Текст рассказывает об «универсальной основе». Секрет его удивительного воздействия состоит, видимо, в том, что эта «универсальная» или «абсолютная» основа воспринимается в контексте акции совсем не как некий абстрактный и вычурный термин йогачарской традиции. Текст в целом, его звучание в лесу среди деревьев и абсурдных лозунгов – это и есть абсолютная основа. Основа смотрит на происходящее отовсюду: она обращается к нам со стороны неба, подает понимающие знаки поредевшей листвой, мхом и поломанными сучьями, просветами между стволами. Действительность оборачивается универсальной основой.
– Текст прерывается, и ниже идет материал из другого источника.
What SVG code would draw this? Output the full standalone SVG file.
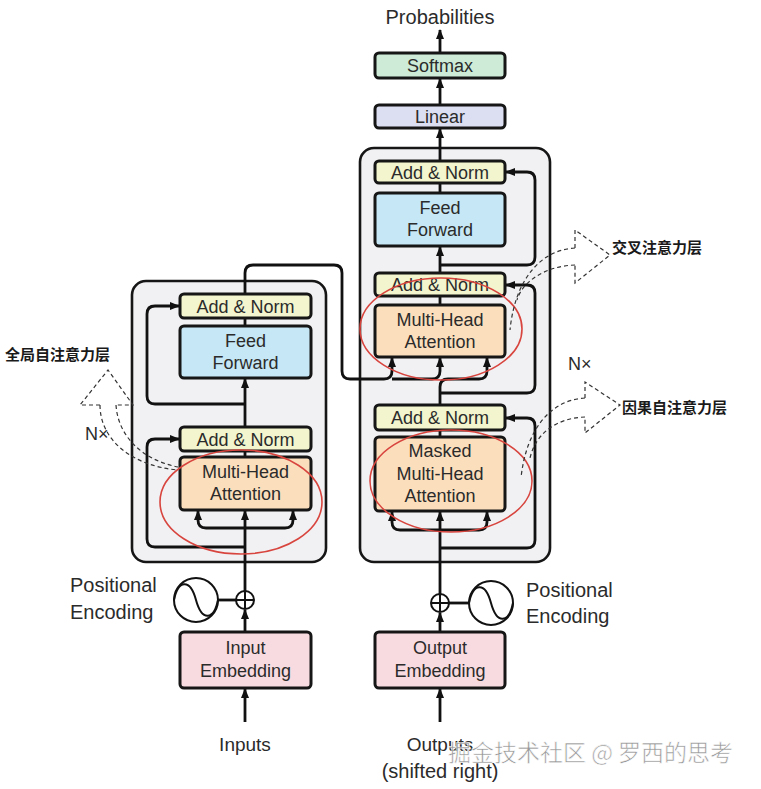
<svg xmlns="http://www.w3.org/2000/svg" width="761" height="789" viewBox="0 0 761 789">
<defs>
<style>
.bg{fill:#ffffff}
.stack{fill:#f1f1f3;stroke:#161616;stroke-width:2.6}
.box{stroke:#161616;stroke-width:3}
.an{fill:#f2f5cd}
.ff{fill:#c6e7f5}
.att{fill:#fbdfbd}
.emb{fill:#f8dbe0}
.sm{fill:#cdebd7}
.lin{fill:#dcdff1}
.t{font-family:"Liberation Sans",Arial,sans-serif;font-size:18px;fill:#2b2b2b;text-anchor:middle}
.tl{font-family:"Liberation Sans",Arial,sans-serif;font-size:20px;fill:#2b2b2b}
.cn{font-family:"Noto Sans CJK SC","Noto Sans",sans-serif;font-size:15px;font-weight:bold;fill:#1a1a1a}
.w{fill:none;stroke:#111;stroke-width:2.8;stroke-linejoin:round}
.wa{fill:none;stroke:#111;stroke-width:2.8;stroke-linejoin:round;marker-end:url(#ah)}
.d{fill:none;stroke:#333;stroke-width:1.2;stroke-dasharray:4 3}
.red{fill:none;stroke:#d8453f;stroke-width:1.6}
.wm{font-family:"Noto Sans CJK SC","Noto Sans",sans-serif;font-size:23px;fill:#8c8c8c;stroke:#ffffff;stroke-width:0.6;opacity:0.9}
</style>
<marker id="ah" viewBox="0 0 10 10" refX="9" refY="5" markerWidth="10" markerHeight="10" markerUnits="userSpaceOnUse" orient="auto">
<path d="M0,1 L10,5 L0,9 Z" fill="#111"/>
</marker>
</defs>
<rect class="bg" x="0" y="0" width="761" height="789"/>

<g id="encoder-stack"><rect class="stack" x="132" y="281" width="194" height="281" rx="14"/></g>
<g id="decoder-stack"><rect class="stack" x="360" y="148" width="190" height="414" rx="14"/></g>

<g id="connectors">
<!-- encoder -->
<path class="wa" d="M245,722 L245,689"/>
<path class="wa" d="M245,632 L245,610"/>
<path class="w" d="M218,600 L236,600"/>
<path class="wa" d="M245,591 L245,511"/>
<path class="wa" d="M245,528 L206,528 Q198,528 198,520 L198,511"/>
<path class="wa" d="M245,528 L285,528 Q293,528 293,520 L293,511"/>
<path class="wa" d="M245,547 L155,547 Q147,547 147,539 L147,447 Q147,439 155,439 L179,439"/>
<path class="w" d="M245,457 L245,451"/>
<path class="wa" d="M245,427 L245,379"/>
<path class="wa" d="M245,404 L155,404 Q147,404 147,396 L147,314 Q147,306 155,306 L179,306"/>
<path class="w" d="M245,326 L245,318"/>
<path class="wa" d="M245,294 L245,273 Q245,265 253,265 L334,265 Q342,265 342,273 L342,371 Q342,379 350,379 L384,379 Q392,379 392,371 L392,358"/>
<path class="wa" d="M392,379 L432,379 Q440,379 440,371 L440,358"/>
<!-- decoder -->
<path class="wa" d="M440,722 L440,689"/>
<path class="wa" d="M440,632 L440,613"/>
<path class="w" d="M449,603 L469,603"/>
<path class="wa" d="M440,594 L440,512"/>
<path class="wa" d="M440,530 L400,530 Q392,530 392,522 L392,512"/>
<path class="wa" d="M440,530 L479,530 Q487,530 487,522 L487,512"/>
<path class="wa" d="M440,548 L527,548 Q535,548 535,540 L535,426 Q535,418 527,418 L506,418"/>
<path class="w" d="M440,437 L440,430"/>
<path class="wa" d="M440,405 L440,387 Q440,379 448,379 L479,379 Q487,379 487,371 L487,358"/>
<path class="wa" d="M440,393 L527,393 Q535,393 535,385 L535,293 Q535,285 527,285 L506,285"/>
<path class="w" d="M440,305 L440,296"/>
<path class="wa" d="M440,273 L440,247"/>
<path class="wa" d="M440,265 L527,265 Q535,265 535,257 L535,180 Q535,172 527,172 L506,172"/>
<path class="w" d="M440,193 L440,183"/>
<path class="wa" d="M440,161 L440,129"/>
<path class="wa" d="M440,105 L440,79"/>
<path class="wa" d="M440,53 L440,30"/>
</g>

<g id="enc-addnorm2"><rect class="box an" x="180" y="294" width="131" height="24" rx="4"/><text class="t" x="245.5" y="312.5">Add &amp; Norm</text></g>
<g id="enc-ff"><rect class="box ff" x="180" y="326" width="131" height="52" rx="4"/><text class="t" x="245.5" y="347">Feed</text><text class="t" x="245.5" y="369">Forward</text></g>
<g id="enc-addnorm1"><rect class="box an" x="180" y="427" width="131" height="24" rx="4"/><text class="t" x="245.5" y="445.5">Add &amp; Norm</text></g>
<g id="enc-mha"><rect class="box att" x="180" y="457" width="131" height="53" rx="4"/><text class="t" x="245.5" y="478">Multi-Head</text><text class="t" x="245.5" y="500">Attention</text></g>
<g id="input-embedding"><rect class="box emb" x="180" y="632" width="131" height="56" rx="4"/><text class="t" x="245.5" y="654">Input</text><text class="t" x="245.5" y="677">Embedding</text></g>

<g id="softmax"><rect class="box sm" x="375" y="53" width="130" height="25" rx="4"/><text class="t" x="440" y="72">Softmax</text></g>
<g id="linear"><rect class="box lin" x="375" y="105" width="130" height="23" rx="4"/><text class="t" x="440" y="123">Linear</text></g>
<g id="dec-addnorm3"><rect class="box an" x="375" y="161" width="130" height="22" rx="4"/><text class="t" x="440" y="178.5">Add &amp; Norm</text></g>
<g id="dec-ff"><rect class="box ff" x="375" y="193" width="130" height="53" rx="4"/><text class="t" x="440" y="214">Feed</text><text class="t" x="440" y="236">Forward</text></g>
<g id="dec-addnorm2"><rect class="box an" x="375" y="273" width="130" height="23" rx="4"/><text class="t" x="440" y="291">Add &amp; Norm</text></g>
<g id="dec-cross-mha"><rect class="box att" x="375" y="305" width="130" height="52" rx="4"/><text class="t" x="440" y="326">Multi-Head</text><text class="t" x="440" y="348">Attention</text></g>
<g id="dec-addnorm1"><rect class="box an" x="375" y="405" width="130" height="25" rx="4"/><text class="t" x="440" y="424">Add &amp; Norm</text></g>
<g id="dec-masked-mha"><rect class="box att" x="375" y="437" width="130" height="74" rx="4"/><text class="t" x="440" y="457">Masked</text><text class="t" x="440" y="480">Multi-Head</text><text class="t" x="440" y="502">Attention</text></g>
<g id="output-embedding"><rect class="box emb" x="375" y="632" width="130" height="56" rx="4"/><text class="t" x="440" y="654">Output</text><text class="t" x="440" y="677">Embedding</text></g>

<g id="enc-posenc">
<circle cx="245" cy="600" r="9" fill="#fff" stroke="#111" stroke-width="2"/>
<path d="M236,600 H254 M245,591 V609" stroke="#111" stroke-width="2" fill="none"/>
<circle cx="196" cy="600" r="22" fill="#fff" stroke="#111" stroke-width="2"/>
<path d="M174,600 C178,580 190,578 196,600 C202,622 214,620 218,600" fill="none" stroke="#111" stroke-width="2"/>
<text class="tl" x="70" y="592">Positional</text><text class="tl" x="70" y="619">Encoding</text>
</g>
<g id="dec-posenc">
<circle cx="440" cy="603" r="9" fill="#fff" stroke="#111" stroke-width="2"/>
<path d="M431,603 H449 M440,594 V612" stroke="#111" stroke-width="2" fill="none"/>
<circle cx="491" cy="603" r="22" fill="#fff" stroke="#111" stroke-width="2"/>
<path d="M469,603 C473,583 485,581 491,603 C497,625 509,623 513,603" fill="none" stroke="#111" stroke-width="2"/>
<text class="tl" x="526" y="597">Positional</text><text class="tl" x="526" y="623">Encoding</text>
</g>

<g id="labels">
<text class="tl" x="440" y="24" text-anchor="middle">Probabilities</text>
<text class="tl" x="245" y="751" text-anchor="middle" style="font-size:19px">Inputs</text>
<text class="tl" x="440" y="751" text-anchor="middle" style="font-size:19px">Outputs</text>
<text class="tl" x="440" y="778" text-anchor="middle">(shifted right)</text>
<text class="tl" x="85" y="440" style="font-size:18px">N×</text>
<text class="tl" x="568" y="370" style="font-size:18px">N×</text>
</g>

<g id="red-ellipses">
<ellipse class="red" cx="241" cy="502" rx="81" ry="52"/>
<ellipse class="red" cx="441" cy="329" rx="81" ry="51"/>
<ellipse class="red" cx="451" cy="481" rx="81" ry="51"/>
</g>

<g id="annot-global">
<path class="d" d="M100,405 L80,405 L108,370 L133,405 L116,405"/>
<path class="d" d="M100,405 C100,440 132,466 178,470"/>
<path class="d" d="M116,405 C118,436 142,460 178,467"/>
<text class="cn" x="5" y="360">全局自注意力层</text>
</g>
<g id="annot-cross">
<path class="d" d="M575,248 L575,230 L610,255 L575,283 L575,265"/>
<path class="d" d="M575,248 C540,250 515,280 510,330"/>
<path class="d" d="M575,265 C545,266 522,282 517,300"/>
<text class="cn" x="612" y="253">交叉注意力层</text>
</g>
<g id="annot-causal">
<path class="d" d="M585,398 L585,382 L620,405 L585,433 L585,417"/>
<path class="d" d="M585,398 C550,400 526,430 521,478"/>
<path class="d" d="M585,417 C558,418 536,432 530,458"/>
<text class="cn" x="622" y="413">因果自注意力层</text>
</g>

<text class="wm" x="448" y="761">掘金技术社区 @ 罗西的思考</text>
</svg>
Предшествующий «кирпичный надсад» кажется теперь чем-то и вовсе несоизмеримо ничтожным, – но сразу же и, наоборот, чем-то максимально близким, непосредственно соприродным, тождественным этой совершенной основе. «Ее качества являются исполняющими желания драгоценностями».
Немного корявый английский язык бытописательных цитат на лозунгах был, как выясняется, хитроумной подготовкой к этому «космическому» переживанию, был выбран для смягчения разительности перехода.
Мелочные подробности переулочного быта – вся эта малевическая «харчелогия» – необходимы в известном смысле для того, чтобы смогла открыться бесконечная, всепобеждающая мощь, невидимая тектоническая «лава» универсальной основы просветления. Немку Wetzger и ее жильца уводят под арест, чьи-то сыновья погибают на фронте, кто-то становится портным или театральным режиссером. Деревья тянутся к солнцу и рушатся в смерть, присоединяясь к гниющему бурелому. Куда бы мы ни двигались, наши блуждания только приближают нас к абсолютной основе. Некуда скрыться от ее беззаветной любви.
Чтение из динамика вновь переключается на летопись переулочной жизни, которая, правда, звучит теперь как будто на фоне протяжного аккорда в нижнем регистре органа.
Андрей раздает фактографию. Мы, напоследок чуть замешкавшись, начинаем движение назад к городу.
Слышно, как вокруг поскрипывают сосны. По дороге встречается пустая площадка для тренировок по конкуру. Пакет с мусором от пикника. Осока с метелками. Желтые осенние цветы, наклоненные ветром.